We saw this poster today, which is a great parody of 1930s-1940s propaganda posters. Rather than dismiss it as paranoid, we read some of the articles the authors of the poster had on their page. When we came across Umberto Eco’s “Eternal Fascism: Fourteen Ways of Looking at a Blackshirt”, by Umberto Eco, we were eager to read the whole 1995 essay. He’s a magnificent novelist and a provocative thinker .
The last point in his piece really rang some bells, particularly when it comes to the subject of the media:
Ur-Fascism speaks Newspeak
Newspeak was invented by Orwell, in Nineteen Eighty-Four, as the official language of what he called Ingsoc, English Socialism. But elements of Ur-Fascism are common to different forms of dictatorship. All the Nazi or Fascist schoolbooks made use of an impoverished vocabulary, and an elementary syntax, in order to limit the instruments for complex and critical reasoning. But we must be ready to identify other kinds of Newspeak, even if they take the apparently innocent form of a popular talk show.

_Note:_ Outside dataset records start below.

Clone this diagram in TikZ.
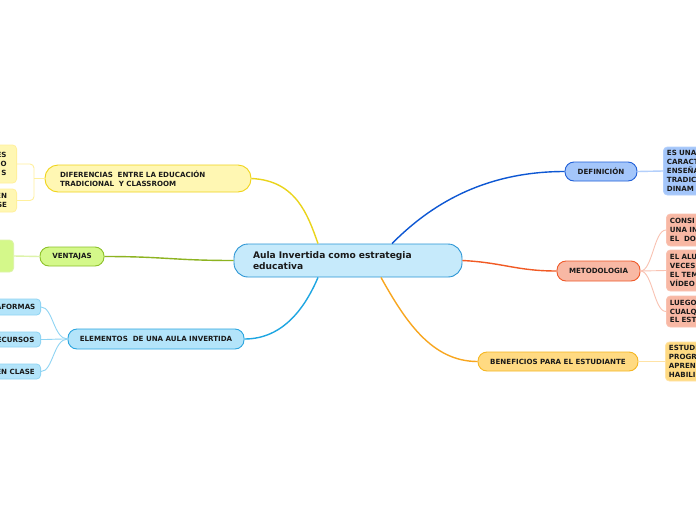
\documentclass[tikz,border=0pt]{standalone}
\usepackage{fontspec}
\setmainfont{DejaVu Sans}
\usetikzlibrary{calc}
\definecolor{txt}{HTML}{1A1A1A}
\definecolor{cenfill}{HTML}{C6EAFB}\definecolor{cendraw}{HTML}{2A95D5}
\definecolor{deffill}{HTML}{A4C6FA}\definecolor{defdraw}{HTML}{2160D8}\definecolor{defline}{HTML}{0D57D3}\definecolor{defsub}{HTML}{B3CFFB}
\definecolor{metfill}{HTML}{F8B8A4}\definecolor{metdraw}{HTML}{EF5A2A}\definecolor{metline}{HTML}{F15A24}\definecolor{metsub}{HTML}{F9C2B2}
\definecolor{benfill}{HTML}{FFDA82}\definecolor{bendraw}{HTML}{F5B622}\definecolor{benline}{HTML}{F8A61F}\definecolor{bensub}{HTML}{FFE3A6}
\definecolor{diffill}{HTML}{FFF7B3}\definecolor{difdraw}{HTML}{F0D41A}\definecolor{difline}{HTML}{EAD41B}\definecolor{difsub}{HTML}{FFF09C}
\definecolor{venfill}{HTML}{D4F88A}\definecolor{vendraw}{HTML}{8DC12A}\definecolor{venline}{HTML}{8DB320}\definecolor{vensub}{HTML}{DDF3AA}
\definecolor{elefill}{HTML}{B3E4FA}\definecolor{eledraw}{HTML}{2AA5DF}\definecolor{eleline}{HTML}{1EA6E2}\definecolor{elesub}{HTML}{8FD4F3}
\tikzset{
  lbl/.style={font=\fontsize{7.1}{8.9}\selectfont\bfseries, text=txt},
  mainbox/.style={lbl, draw, line width=0.9pt, inner sep=0pt, rounded corners=9pt},
  subbox/.style={lbl, draw, line width=0.8pt, inner sep=0pt, rounded corners=4pt},
  rightsub/.style={subbox, anchor=west, minimum width=60pt, inner xsep=3.5pt, text width=53pt, align=left},
  leftsub/.style={subbox, anchor=east, align=right, inner xsep=4pt},
  mainline/.style={line width=1.4pt},
  subline/.style={line width=0.9pt},
}
\begin{document}
\begin{tikzpicture}[x=1pt,y=-1pt]
\clip (0,0) rectangle (696,520);
\fill[white] (0,0) rectangle (696,520);

% central
\node[mainbox, fill=cenfill, draw=cendraw, rounded corners=14pt, minimum height=33pt,
      inner xsep=19pt, text width=190pt, align=left,
      font=\fontsize{9.1}{11}\selectfont\bfseries] (cen) at (348,260.5)
      {Aula Invertida como estrategia\\educativa};

% main branches
\node[mainbox, fill=deffill, draw=defdraw, minimum width=72pt, minimum height=19pt] (defn) at (601,171.5) {DEFINICIÓN};
\node[mainbox, fill=metfill, draw=metdraw, minimum width=83pt, minimum height=20pt] (met) at (598.5,271) {METODOLOGIA};
\node[mainbox, fill=benfill, draw=bendraw, minimum width=160pt, minimum height=19pt] (ben) at (558,361.5) {BENEFICIOS PARA EL ESTUDIANTE};
\node[mainbox, fill=diffill, draw=difdraw, rounded corners=13pt, minimum height=27pt,
      inner xsep=15pt, text width=176pt, align=left] (dif) at (148,178.5)
      {DIFERENCIAS\ \ ENTRE LA EDUCACIÓN\\TRADICIONAL\ \ Y CLASSROOM};
\node[mainbox, fill=venfill, draw=vendraw, minimum width=64pt, minimum height=19pt] (ven) at (72,256.5) {VENTAJAS};
\node[mainbox, fill=elefill, draw=eledraw, minimum width=176pt, minimum height=20pt] (ele) at (156,339) {ELEMENTOS\ \ DE UNA AULA INVERTIDA};

% right sub nodes
\node[rightsub, fill=deffill, draw=defsub, minimum height=48pt] (defa) at (663,171)
  {ES UNA\\CARACT\\ENSEÑA\\TRADIC\\DINAM};
\node[rightsub, fill=metfill, draw=metsub, minimum height=32pt] (meta) at (666,230)
  {CONSI\\UNA IN\\EL\ \ DO};
\node[rightsub, fill=metfill, draw=metsub, minimum height=41pt] (metb) at (666,270.5)
  {EL ALU\\VECES\\EL TEM\\VÍDEO};
\node[rightsub, fill=metfill, draw=metsub, minimum height=31pt] (metc) at (666,311.5)
  {LUEGO\\CUALQ\\EL EST};
\node[rightsub, fill=benfill, draw=bensub, minimum height=39pt] (bena) at (665,361.5)
  {ESTUDI\\PROGR\\APREN\\HABILI};

% left sub nodes
\node[leftsub, fill=diffill, draw=difsub, minimum width=30pt, minimum height=38pt] (difa) at (17,164)
  {ES\hspace{4pt}\\O\hspace{9pt}\\S\hspace{12pt}};
\node[leftsub, fill=diffill, draw=difsub, minimum width=30pt, minimum height=23pt] (difb) at (17,200.5)
  {EN\hspace{2pt}\\SE\hspace{5pt}};
\node[leftsub, fill=venfill, draw=vensub, minimum width=30pt, minimum height=32pt] (vena) at (14,256) {};
\node[leftsub, fill=elefill, draw=elesub, minimum width=50pt, minimum height=16pt] (elea) at (41,307) {AFORMAS};
\node[leftsub, fill=elefill, draw=elesub, minimum width=50pt, minimum height=15pt] (eleb) at (41,339.5) {ECURSOS};
\node[leftsub, fill=elefill, draw=elesub, minimum width=50pt, minimum height=15pt] (elec) at (41,371.5) {EN CLASE};

% main connectors
\draw[mainline, difline] (dif.east) .. controls ($(dif.east)+(45,2)$) and ($([xshift=-30pt]cen.north)+(-10,-28)$) .. ([xshift=-30pt]cen.north);
\draw[mainline, defline] ([xshift=44pt]cen.north) .. controls ($([xshift=44pt]cen.north)+(30,-30)$) and ($(defn.west)+(-90,0)$) .. (defn.west);
\draw[mainline, metline] (cen.east) .. controls ($(cen.east)+(40,2)$) and ($(met.west)+(-40,0)$) .. (met.west);
\draw[mainline, benline] ([xshift=33pt]cen.south) .. controls ($([xshift=33pt]cen.south)+(25,45)$) and ($(ben.west)+(-45,0)$) .. (ben.west);
\draw[mainline, venline] (ven.east) .. controls ($(ven.east)+(60,0)$) and ($(cen.west)+(-60,0)$) .. (cen.west);
\draw[mainline, eleline] ([xshift=-30pt]cen.south) .. controls ($([xshift=-30pt]cen.south)+(-12,28)$) and ($(ele.east)+(40,0)$) .. (ele.east);

% sub connectors
\draw[subline, defsub, line width=1.4pt] (defn.east) -- (defa.west);
\foreach \t in {meta,metb,metc}
  \draw[subline, metsub] (met.east) .. controls ($(met.east)+(12,0)$) and ($(\t.west)+(-12,0)$) .. (\t.west);
\draw[subline, bensub, line width=1.4pt] (ben.east) -- (bena.west);
\foreach \t in {elea,eleb,elec}
  \draw[subline, elesub] (ele.west) .. controls ($(ele.west)+(-14,0)$) and ($(\t.east)+(12,0)$) .. (\t.east);
\draw[subline, vensub, line width=1.4pt] (ven.west) -- (vena.east);
\draw[subline, difsub, rounded corners=4pt] (difa.east) -- ($(difa.east)+(17,0)$) -- ($(difb.east)+(17,0)$) -- (difb.east);
\draw[subline, difsub] (dif.west) -- ($(dif.west)+(-11,0)$);
\end{tikzpicture}
\end{document}
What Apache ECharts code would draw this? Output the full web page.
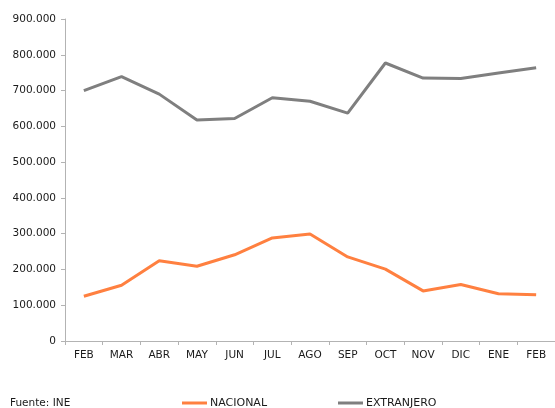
<!DOCTYPE html>
<html>
<head>
<meta charset="utf-8">
<script src="https://cdn.jsdelivr.net/npm/echarts@6/dist/echarts.min.js"></script>
<style>html,body{margin:0;padding:0;background:#fff}#c{width:555px;height:408px}</style>
</head>
<body>
<div id="c"></div>
<script>
var categories = ['FEB','MAR','ABR','MAY','JUN','JUL','AGO','SEP','OCT','NOV','DIC','ENE','FEB'];
var nacional = [125000,156000,224000,209000,241000,288000,299000,235000,201000,140000,158000,132000,129000];
var extranjero = [700000,739000,690000,618000,622000,680000,670000,637000,777000,735000,734000,749000,764000];
var yTicks = [0,100000,200000,300000,400000,500000,600000,700000,800000,900000];

function fmt(v){
  if (v === 0) return '0';
  var s = String(Math.round(v));
  return s.replace(/\B(?=(\d{3})+(?!\d))/g, '.');
}

var chart = echarts.init(document.getElementById('c'), null, {renderer:'canvas'});
var font = 'DejaVu Sans';
chart.setOption({
  animation: false,
  textStyle: {fontFamily: font},
  grid: {left: 65, right: -9.6, top: 19, bottom: 67, containLabel: false},
  xAxis: {
    type: 'category',
    data: categories,
    boundaryGap: true,
    axisLine: {lineStyle: {color: '#b3b3b3', width: 1}},
    axisTick: {show: true, length: 4, lineStyle: {color: '#b3b3b3'}},
    axisLabel: {color: '#1a1a1a', fontSize: 10.5, fontFamily: font, margin: 9}
  },
  yAxis: {
    type: 'value',
    min: yTicks[0],
    max: yTicks[yTicks.length-1],
    interval: yTicks[1]-yTicks[0],
    axisLine: {show: true, lineStyle: {color: '#b3b3b3', width: 1}},
    axisTick: {show: true, length: 4, lineStyle: {color: '#b3b3b3'}},
    splitLine: {show: false},
    axisLabel: {color: '#1a1a1a', fontSize: 10.5, fontFamily: font, margin: 9, formatter: fmt}
  },
  legend: [
    {data: ['NACIONAL'], left: 182, top: 397.5, padding: 0, icon: 'rect', itemWidth: 25, itemHeight: 3, itemGap: 3,
     textStyle: {fontSize: 11, color: '#1a1a1a', fontFamily: font, padding: [0,0,0,-2]}},
    {data: ['EXTRANJERO'], left: 338, top: 397.5, padding: 0, icon: 'rect', itemWidth: 25, itemHeight: 3, itemGap: 3,
     textStyle: {fontSize: 11, color: '#1a1a1a', fontFamily: font, padding: [0,0,0,-2]}}
  ],
  graphic: [
    {type: 'text', left: 10, top: 398, style: {text: 'Fuente: INE', fill: '#1a1a1a', font: '10.5px "DejaVu Sans"'}}
  ],
  series: [
    {name: 'NACIONAL', type: 'line', data: nacional, symbol: 'none', smooth: false,
     lineStyle: {color: '#ff8040', width: 3}, itemStyle: {color: '#ff8040'}},
    {name: 'EXTRANJERO', type: 'line', data: extranjero, symbol: 'none', smooth: false,
     lineStyle: {color: '#7f7f7f', width: 3}, itemStyle: {color: '#7f7f7f'}}
  ]
});
</script>
</body>
</html>
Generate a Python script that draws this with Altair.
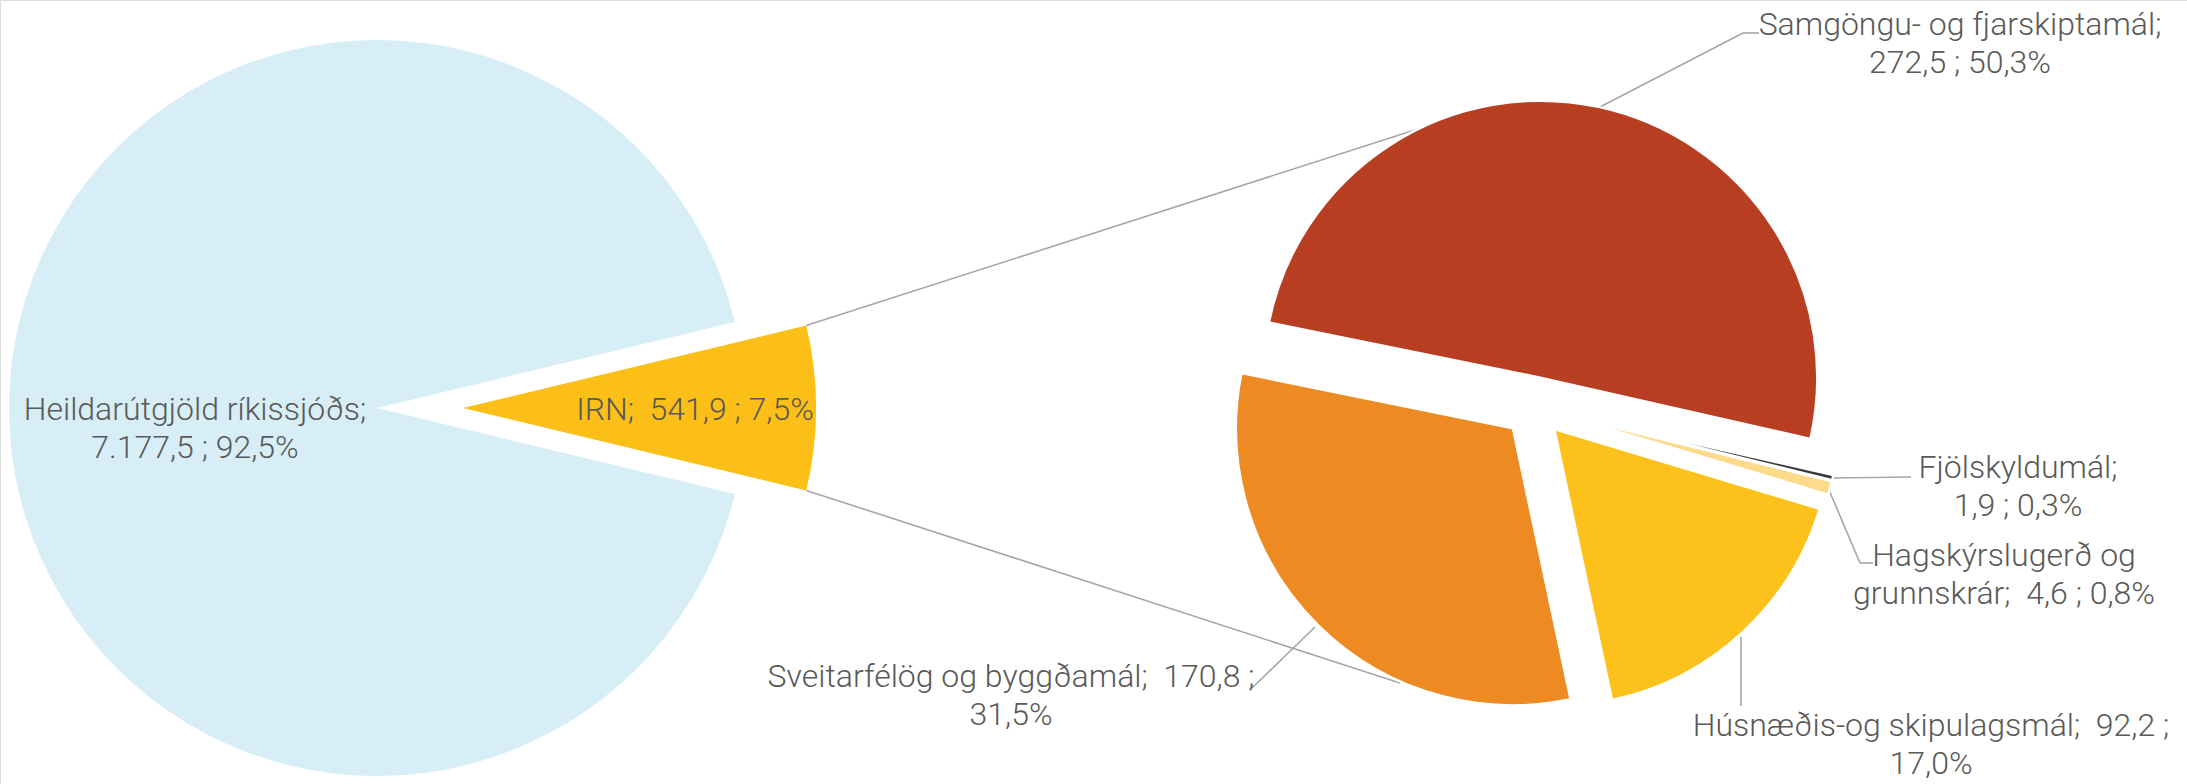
import math
import altair as alt
import pandas as pd

# ---------------- data ----------------
main_labels = ["IRN", "Heildarútgjöld ríkissjóðs"]
main_pct = [7.5, 92.5]
main_values = [541.9, 7177.5]

sub_labels = [
    "Samgöngu- og fjarskiptamál",
    "Fjölskyldumál",
    "Hagskýrslugerð og grunnskrár",
    "Húsnæðis-og skipulagsmál",
    "Sveitarfélög og byggðamál",
]
sub_values = [272.5, 1.9, 4.6, 92.2, 170.8]
sub_pct = [50.3, 0.3, 0.8, 17.0, 31.5]

NB = " \u00a0"  # double space kept visible in SVG
label_text = {
    "Heildarútgjöld ríkissjóðs": ["Heildarútgjöld ríkissjóðs;", "7.177,5 ; 92,5%"],
    "IRN": [f"IRN;{NB}541,9 ; 7,5%"],
    "Samgöngu- og fjarskiptamál": ["Samgöngu- og fjarskiptamál;", "272,5 ; 50,3%"],
    "Fjölskyldumál": ["Fjölskyldumál;", "1,9 ; 0,3%"],
    "Hagskýrslugerð og grunnskrár": ["Hagskýrslugerð og", f"grunnskrár;{NB}4,6 ; 0,8%"],
    "Húsnæðis-og skipulagsmál": [f"Húsnæðis-og skipulagsmál;{NB}92,2 ;", "17,0%"],
    "Sveitarfélög og byggðamál": [f"Sveitarfélög og byggðamál;{NB}170,8 ;", "31,5%"],
}

# ---------------- style / layout ----------------
W, H = 2187, 784
main_colors = ["#FCBF17", "#D7EEF6"]
sub_colors = ["#B73E20", "#3A3A3A", "#FDD98A", "#FCC11A", "#EE8A22"]
TEXT_COLOR = "#595959"
LINE_COLOR = "#A6A6A6"
FONT = "Roboto"
FONT_SIZE = 32
LINE_H = 38

# left pie
L_CX, L_CY = 390, 408
L_START = 90 - main_pct[0] * 3.6 / 2  # IRN wedge centred on 3 o'clock
L_EXPLODE = [73, 13]
L_RADIUS = [353, 368]

# right pie
R_CX, R_CY = 1534, 407
R_START = -78.5
R_EXPLODE = [30, 30, 30, 30, 30]
R_RADIUS = 277

# label anchors (centre x, centre y of first line)
label_pos = {
    "Heildarútgjöld ríkissjóðs": (195, 410),
    "IRN": (695, 410),
    "Samgöngu- og fjarskiptamál": (1960, 25),
    "Fjölskyldumál": (2018, 468),
    "Hagskýrslugerð og grunnskrár": (2004, 556),
    "Húsnæðis-og skipulagsmál": (1931, 726),
    "Sveitarfélög og byggðamál": (1011, 677),
}

xs = alt.Scale(domain=[0, W], nice=False, zero=False)
ys = alt.Scale(domain=[0, H], nice=False, zero=False, reverse=True)
color_scale = alt.Scale(domain=main_labels + sub_labels, range=main_colors + sub_colors)


def pie(labels, pct, start_deg, cx, cy, explode, radius, stroke_w):
    df = pd.DataFrame({"label": labels, "v": pct, "k": list(range(len(labels)))})
    s = math.radians(start_deg)
    ex = "[" + ",".join(str(e) for e in explode) + "][datum.k]"
    if isinstance(radius, list):
        rx = "[" + ",".join(str(r) for r in radius) + "][datum.k]"
    else:
        rx = str(radius)
    return (
        alt.Chart(df)
        .transform_joinaggregate(total="sum(v)")
        .transform_window(cum="sum(v)", sort=[alt.SortField("k")], frame=[None, 0])
        .transform_calculate(
            a1=f"{s} + 2*PI*datum.cum/datum.total",
            a0=f"{s} + 2*PI*(datum.cum - datum.v)/datum.total",
        )
        .transform_calculate(mid="(datum.a0 + datum.a1)/2", ex=ex, r=rx)
        .transform_calculate(
            cx=f"{cx} + datum.ex*sin(datum.mid)",
            cy=f"{cy} - datum.ex*cos(datum.mid)",
        )
        .mark_arc(stroke="white", strokeWidth=stroke_w)
        .encode(
            x=alt.X("cx:Q", scale=xs, axis=None),
            y=alt.Y("cy:Q", scale=ys, axis=None),
            theta=alt.Theta("a0:Q", scale=None),
            theta2="a1:Q",
            radius=alt.Radius("r:Q", scale=None),
            color=alt.Color("label:N", scale=color_scale, legend=None),
        )
    )


left = pie(main_labels, main_pct, L_START, L_CX, L_CY, L_EXPLODE, L_RADIUS, 0)
right = pie(sub_labels, sub_pct, R_START, R_CX, R_CY, R_EXPLODE, R_RADIUS, 2.5)

# connector lines from IRN wedge corners to second pie, then leader lines
yc_x = L_CX + L_EXPLODE[0]
a_top = math.radians(L_START)
a_bot = math.radians(L_START + main_pct[0] * 3.6)
segs = [
    (yc_x + L_RADIUS[0] * math.sin(a_top), L_CY - L_RADIUS[0] * math.cos(a_top), 1421, 128),
    (yc_x + L_RADIUS[0] * math.sin(a_bot), L_CY - L_RADIUS[0] * math.cos(a_bot), 1400, 683),
    (1598, 108, 1743, 33), (1743, 33, 1759, 33),
    (1831, 478, 1911, 477),
    (1829, 490, 1860, 563), (1860, 563, 1873, 563),
    (1741, 637, 1741, 706),
    (1315, 627, 1252, 688),
]
seg_df = pd.DataFrame(segs, columns=["x", "y", "x2", "y2"])
lines = alt.Chart(seg_df).mark_rule(color=LINE_COLOR, strokeWidth=1.6).encode(
    x=alt.X("x:Q", scale=xs, axis=None),
    y=alt.Y("y:Q", scale=ys, axis=None),
    x2="x2:Q",
    y2="y2:Q",
)

rows = []
for name, lines_ in label_text.items():
    px, py = label_pos[name]
    for i, t in enumerate(lines_):
        rows.append({"t": t, "x": px, "y": py + i * LINE_H})
txt_df = pd.DataFrame(rows)
texts = alt.Chart(txt_df).mark_text(
    font=FONT, fontSize=FONT_SIZE, fontWeight=300, color=TEXT_COLOR,
    align="center", baseline="middle",
).encode(
    x=alt.X("x:Q", scale=xs, axis=None),
    y=alt.Y("y:Q", scale=ys, axis=None),
    text="t:N",
)

chart = (
    alt.layer(lines, left, right, texts)
    .properties(width=W, height=H, padding=0, autosize=alt.AutoSizeParams(type="none"))
    .configure_view(stroke=None)
    .configure(background="white")
)

chart.save("out.html", embed_options={"renderer": "svg", "actions": False})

This is just an aside, but tomorrow is the anniversary of the completion of Dachau. (1933) The Eco article is here. You can find the poster and the other articles they have linked here.
We’ll return to writing humor tomorrow. Assuming we can get over being freaked out.
Yes, it’s interesting to review Newspeak. I think much of the media use “brain stem speak” that is, appealing to our most primitive emotions of fear and rage. This, more than right/left biases, seems to control the media – and it’s not in service to the truth which is always more nuanced. Apparently the truth is too boring for the rabble.
I agree — the truth is always more work to report as well, because it requires so much context. m.